§ Directions:
Transcribe all of the records word for word, but omit the pictures.

==================================================

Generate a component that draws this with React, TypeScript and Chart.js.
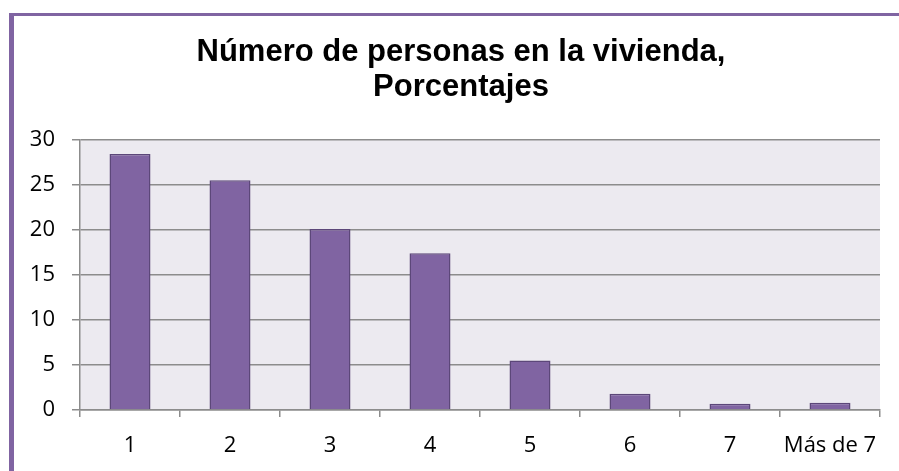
import React, { useEffect, useRef } from "react";
import { Chart, registerables } from "chart.js";

Chart.register(...registerables);

const categories: string[] = ["1", "2", "3", "4", "5", "6", "7", "Más de 7"];
const percentages: number[] = [28.4, 25.5, 20.1, 17.4, 5.5, 1.8, 0.7, 0.8];
const titleLines: string[] = ["Número de personas en la vivienda,", "Porcentajes"];
const yMin = 0;
const yMax = 30;
const yStep = 5;

const plotBg = {
  id: "plotBg",
  beforeDraw(chart: any) {
    const { ctx, chartArea } = chart;
    if (!chartArea) return;
    ctx.save();
    ctx.fillStyle = "#ECEAF0";
    ctx.fillRect(chartArea.left, chartArea.top, chartArea.right - chartArea.left, chartArea.bottom - chartArea.top);
    ctx.restore();
  },
};

export default function App() {
  const ref = useRef<HTMLCanvasElement | null>(null);

  useEffect(() => {
    if (!ref.current) return;
    const chart = new Chart(ref.current, {
      type: "bar",
      data: {
        labels: categories,
        datasets: [
          {
            data: percentages,
            backgroundColor: "#8064A2",
            borderColor: "#5C4779",
            borderWidth: 1.5,
            barPercentage: 0.41,
            categoryPercentage: 1,
            yAxisID: "y",
          },
        ],
      },
      options: {
        animation: false,
        responsive: false,
        layout: { padding: { left: 23, right: 0, top: 0, bottom: 0 } },
        plugins: {
          legend: { display: false },
          tooltip: { enabled: false },
          title: {
            display: true,
            text: titleLines,
            color: "#000000",
            font: { family: "'Liberation Sans', Arial, sans-serif", size: 31, weight: "bold", lineHeight: 1.129 },
            padding: { top: 35.1, bottom: 34.6 },
          },
        },
        scales: {
          x: {
            grid: {
              offset: true,
              drawOnChartArea: false,
              drawTicks: true,
              tickLength: 7,
              color: "#8C8C8C",
              lineWidth: 1.5,
            },
            border: { display: true, color: "#8C8C8C", width: 1.5 },
            ticks: {
              color: "#000000",
              font: { family: "'Open Sans', sans-serif", size: 22 },
              padding: 15.5,
              maxRotation: 0,
              autoSkip: false,
            },
            afterFit: (scale: any) => {
              scale.height = 61;
            },
          },
          y: {
            position: "left",
            min: yMin,
            max: yMax,
            grid: {
              drawTicks: true,
              tickLength: 8,
              color: "#8C8C8C",
              lineWidth: 1.5,
            },
            border: { display: true, color: "#8C8C8C", width: 1.5 },
            ticks: {
              stepSize: yStep,
              color: "#000000",
              font: { family: "'Open Sans', sans-serif", size: 22 },
              padding: 17,
            },
            afterFit: (scale: any) => {
              scale.width = 57;
            },
          },
          spacer: {
            type: "linear",
            position: "right",
            display: true,
            grid: { display: false, drawTicks: false },
            border: { display: false },
            ticks: { display: false },
            afterFit: (scale: any) => {
              scale.width = 19;
            },
          },
        },
      },
      plugins: [plotBg],
    });
    return () => chart.destroy();
  }, []);

  return (
    <div
      style={{
        position: "fixed",
        left: 0,
        top: 0,
        width: 899,
        height: 471,
        overflow: "hidden",
        background: "#ffffff",
      }}
    >
      <div
        style={{
          position: "absolute",
          left: 9,
          top: 13,
          width: 899,
          height: 471,
          borderLeft: "5px solid #8064A2",
          borderTop: "3px solid #8064A2",
        }}
      />
      <canvas
        ref={ref}
        width={899}
        height={471}
        style={{ position: "absolute", left: 0, top: 0, width: 899, height: 471 }}
      />
    </div>
  );
}
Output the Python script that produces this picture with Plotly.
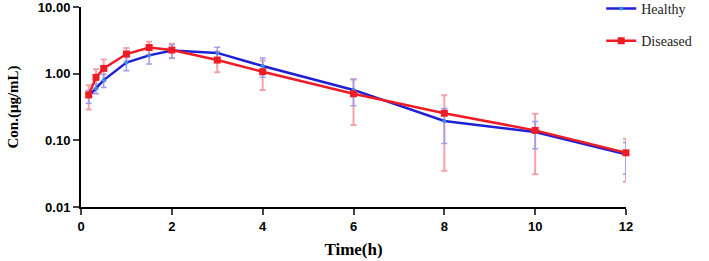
import plotly.graph_objects as go

time_h = [0.17, 0.33, 0.5, 1, 1.5, 2, 3, 4, 6, 8, 10, 12]
healthy_mean = [0.46, 0.60, 0.80, 1.47, 1.88, 2.22, 2.05, 1.30, 0.57, 0.195, 0.133, 0.062]
healthy_sd = [0.10, 0.10, 0.18, 0.36, 0.48, 0.50, 0.45, 0.42, 0.24, 0.105, 0.058, 0.031]
diseased_mean = [0.48, 0.88, 1.20, 1.97, 2.47, 2.26, 1.60, 1.07, 0.50, 0.255, 0.141, 0.065]
diseased_sd = [0.19, 0.28, 0.43, 0.45, 0.55, 0.56, 0.55, 0.50, 0.33, 0.22, 0.11, 0.041]

y_tickvals = [0.01, 0.1, 1, 10]
y_ticktext = ["0.01", "0.10", "1.00", "10.00"]
x_tickvals = [0, 2, 4, 6, 8, 10, 12]

RED = "#ee1c25"
BLUE = "#1f1fd6"
PINK = "#f4a3ac"
LAV = "#9d9df0"

fig = go.Figure()
# error bars
fig.add_trace(go.Scatter(x=time_h, y=diseased_mean, mode="markers",
                         marker=dict(size=1, color="rgba(0,0,0,0)"),
                         error_y=dict(type="data", array=diseased_sd, color=PINK, thickness=2, width=3),
                         showlegend=False, hoverinfo="skip", cliponaxis=False))
fig.add_trace(go.Scatter(x=time_h, y=healthy_mean, mode="markers",
                         marker=dict(size=1, color="rgba(0,0,0,0)"),
                         error_y=dict(type="data", array=healthy_sd, color=LAV, thickness=1.5, width=3),
                         showlegend=False, hoverinfo="skip", cliponaxis=False))
# lines
fig.add_trace(go.Scatter(x=time_h, y=healthy_mean, mode="lines+markers", name="Healthy",
                         line=dict(color=BLUE, width=2.5),
                         marker=dict(symbol="circle", size=4, color="#3a8ee0"),
                         legendgroup="h", cliponaxis=False))
fig.add_trace(go.Scatter(x=time_h, y=diseased_mean, mode="lines+markers", name="Diseased",
                         line=dict(color=RED, width=2.5),
                         marker=dict(symbol="square", size=7, color=RED),
                         legendgroup="d", cliponaxis=False))

tickfont = dict(family="Liberation Sans", size=13, color="black", weight="bold")

fig.update_layout(
    width=709, height=261,
    margin=dict(l=81, r=83, t=7, b=54, autoexpand=False),
    plot_bgcolor="white", paper_bgcolor="white",
    showlegend=True,
    legend=dict(x=0.848, y=1.07, xref="container", yref="paper",
                xanchor="left", yanchor="top",
                font=dict(family="Liberation Serif", size=14, color="#222"),
                tracegroupgap=11, bgcolor="rgba(0,0,0,0)"),
    xaxis=dict(range=[0, 12], tickvals=x_tickvals, ticks="outside", ticklen=6, tickwidth=2,
               showline=True, linecolor="black", linewidth=2, showgrid=False, zeroline=False,
               tickfont=tickfont, automargin=False, ticklabeloverflow="allow",
               title=dict(text="Time(h)", font=dict(family="Liberation Serif", size=17,
                                                    color="black", weight="bold"), standoff=11)),
    yaxis=dict(type="log", range=[-2, 1], tickvals=y_tickvals, ticktext=y_ticktext,
               ticks="outside", ticklen=6, tickwidth=2,
               showline=True, linecolor="black", linewidth=2, showgrid=False, zeroline=False,
               tickfont=tickfont, automargin=False, ticklabeloverflow="allow",
               title=dict(text="Con.(μg/mL)", font=dict(family="Liberation Serif", size=15,
                                                        color="black", weight="bold"), standoff=16)),
)

fig.write_html("out.html", config={"displayModeBar": False},
               post_script="document.body.style.margin='0';")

==================================================

§ Solution to the problem:
Generate a component that draws this with React, TypeScript and Chart.js.
import React, { useEffect, useRef } from "react";
import { Chart, registerables } from "chart.js";

Chart.register(...registerables);

const categories: string[] = ["1", "2", "3", "4", "5", "6", "7", "Más de 7"];
const percentages: number[] = [28.4, 25.5, 20.1, 17.4, 5.5, 1.8, 0.7, 0.8];
const titleLines: string[] = ["Número de personas en la vivienda,", "Porcentajes"];
const yMin = 0;
const yMax = 30;
const yStep = 5;

const plotBg = {
  id: "plotBg",
  beforeDraw(chart: any) {
    const { ctx, chartArea } = chart;
    if (!chartArea) return;
    ctx.save();
    ctx.fillStyle = "#ECEAF0";
    ctx.fillRect(chartArea.left, chartArea.top, chartArea.right - chartArea.left, chartArea.bottom - chartArea.top);
    ctx.restore();
  },
};

export default function App() {
  const ref = useRef<HTMLCanvasElement | null>(null);

  useEffect(() => {
    if (!ref.current) return;
    const chart = new Chart(ref.current, {
      type: "bar",
      data: {
        labels: categories,
        datasets: [
          {
            data: percentages,
            backgroundColor: "#8064A2",
            borderColor: "#5C4779",
            borderWidth: 1.5,
            barPercentage: 0.41,
            categoryPercentage: 1,
            yAxisID: "y",
          },
        ],
      },
      options: {
        animation: false,
        responsive: false,
        layout: { padding: { left: 23, right: 0, top: 0, bottom: 0 } },
        plugins: {
          legend: { display: false },
          tooltip: { enabled: false },
          title: {
            display: true,
            text: titleLines,
            color: "#000000",
            font: { family: "'Liberation Sans', Arial, sans-serif", size: 31, weight: "bold", lineHeight: 1.129 },
            padding: { top: 35.1, bottom: 34.6 },
          },
        },
        scales: {
          x: {
            grid: {
              offset: true,
              drawOnChartArea: false,
              drawTicks: true,
              tickLength: 7,
              color: "#8C8C8C",
              lineWidth: 1.5,
            },
            border: { display: true, color: "#8C8C8C", width: 1.5 },
            ticks: {
              color: "#000000",
              font: { family: "'Open Sans', sans-serif", size: 22 },
              padding: 15.5,
              maxRotation: 0,
              autoSkip: false,
            },
            afterFit: (scale: any) => {
              scale.height = 61;
            },
          },
          y: {
            position: "left",
            min: yMin,
            max: yMax,
            grid: {
              drawTicks: true,
              tickLength: 8,
              color: "#8C8C8C",
              lineWidth: 1.5,
            },
            border: { display: true, color: "#8C8C8C", width: 1.5 },
            ticks: {
              stepSize: yStep,
              color: "#000000",
              font: { family: "'Open Sans', sans-serif", size: 22 },
              padding: 17,
            },
            afterFit: (scale: any) => {
              scale.width = 57;
            },
          },
          spacer: {
            type: "linear",
            position: "right",
            display: true,
            grid: { display: false, drawTicks: false },
            border: { display: false },
            ticks: { display: false },
            afterFit: (scale: any) => {
              scale.width = 19;
            },
          },
        },
      },
      plugins: [plotBg],
    });
    return () => chart.destroy();
  }, []);

  return (
    <div
      style={{
        position: "fixed",
        left: 0,
        top: 0,
        width: 899,
        height: 471,
        overflow: "hidden",
        background: "#ffffff",
      }}
    >
      <div
        style={{
          position: "absolute",
          left: 9,
          top: 13,
          width: 899,
          height: 471,
          borderLeft: "5px solid #8064A2",
          borderTop: "3px solid #8064A2",
        }}
      />
      <canvas
        ref={ref}
        width={899}
        height={471}
        style={{ position: "absolute", left: 0, top: 0, width: 899, height: 471 }}
      />
    </div>
  );
}
Output the Python script that produces this picture with Plotly.
import plotly.graph_objects as go

time_h = [0.17, 0.33, 0.5, 1, 1.5, 2, 3, 4, 6, 8, 10, 12]
healthy_mean = [0.46, 0.60, 0.80, 1.47, 1.88, 2.22, 2.05, 1.30, 0.57, 0.195, 0.133, 0.062]
healthy_sd = [0.10, 0.10, 0.18, 0.36, 0.48, 0.50, 0.45, 0.42, 0.24, 0.105, 0.058, 0.031]
diseased_mean = [0.48, 0.88, 1.20, 1.97, 2.47, 2.26, 1.60, 1.07, 0.50, 0.255, 0.141, 0.065]
diseased_sd = [0.19, 0.28, 0.43, 0.45, 0.55, 0.56, 0.55, 0.50, 0.33, 0.22, 0.11, 0.041]

y_tickvals = [0.01, 0.1, 1, 10]
y_ticktext = ["0.01", "0.10", "1.00", "10.00"]
x_tickvals = [0, 2, 4, 6, 8, 10, 12]

RED = "#ee1c25"
BLUE = "#1f1fd6"
PINK = "#f4a3ac"
LAV = "#9d9df0"

fig = go.Figure()
# error bars
fig.add_trace(go.Scatter(x=time_h, y=diseased_mean, mode="markers",
                         marker=dict(size=1, color="rgba(0,0,0,0)"),
                         error_y=dict(type="data", array=diseased_sd, color=PINK, thickness=2, width=3),
                         showlegend=False, hoverinfo="skip", cliponaxis=False))
fig.add_trace(go.Scatter(x=time_h, y=healthy_mean, mode="markers",
                         marker=dict(size=1, color="rgba(0,0,0,0)"),
                         error_y=dict(type="data", array=healthy_sd, color=LAV, thickness=1.5, width=3),
                         showlegend=False, hoverinfo="skip", cliponaxis=False))
# lines
fig.add_trace(go.Scatter(x=time_h, y=healthy_mean, mode="lines+markers", name="Healthy",
                         line=dict(color=BLUE, width=2.5),
                         marker=dict(symbol="circle", size=4, color="#3a8ee0"),
                         legendgroup="h", cliponaxis=False))
fig.add_trace(go.Scatter(x=time_h, y=diseased_mean, mode="lines+markers", name="Diseased",
                         line=dict(color=RED, width=2.5),
                         marker=dict(symbol="square", size=7, color=RED),
                         legendgroup="d", cliponaxis=False))

tickfont = dict(family="Liberation Sans", size=13, color="black", weight="bold")

fig.update_layout(
    width=709, height=261,
    margin=dict(l=81, r=83, t=7, b=54, autoexpand=False),
    plot_bgcolor="white", paper_bgcolor="white",
    showlegend=True,
    legend=dict(x=0.848, y=1.07, xref="container", yref="paper",
                xanchor="left", yanchor="top",
                font=dict(family="Liberation Serif", size=14, color="#222"),
                tracegroupgap=11, bgcolor="rgba(0,0,0,0)"),
    xaxis=dict(range=[0, 12], tickvals=x_tickvals, ticks="outside", ticklen=6, tickwidth=2,
               showline=True, linecolor="black", linewidth=2, showgrid=False, zeroline=False,
               tickfont=tickfont, automargin=False, ticklabeloverflow="allow",
               title=dict(text="Time(h)", font=dict(family="Liberation Serif", size=17,
                                                    color="black", weight="bold"), standoff=11)),
    yaxis=dict(type="log", range=[-2, 1], tickvals=y_tickvals, ticktext=y_ticktext,
               ticks="outside", ticklen=6, tickwidth=2,
               showline=True, linecolor="black", linewidth=2, showgrid=False, zeroline=False,
               tickfont=tickfont, automargin=False, ticklabeloverflow="allow",
               title=dict(text="Con.(μg/mL)", font=dict(family="Liberation Serif", size=15,
                                                        color="black", weight="bold"), standoff=16)),
)

fig.write_html("out.html", config={"displayModeBar": False},
               post_script="document.body.style.margin='0';")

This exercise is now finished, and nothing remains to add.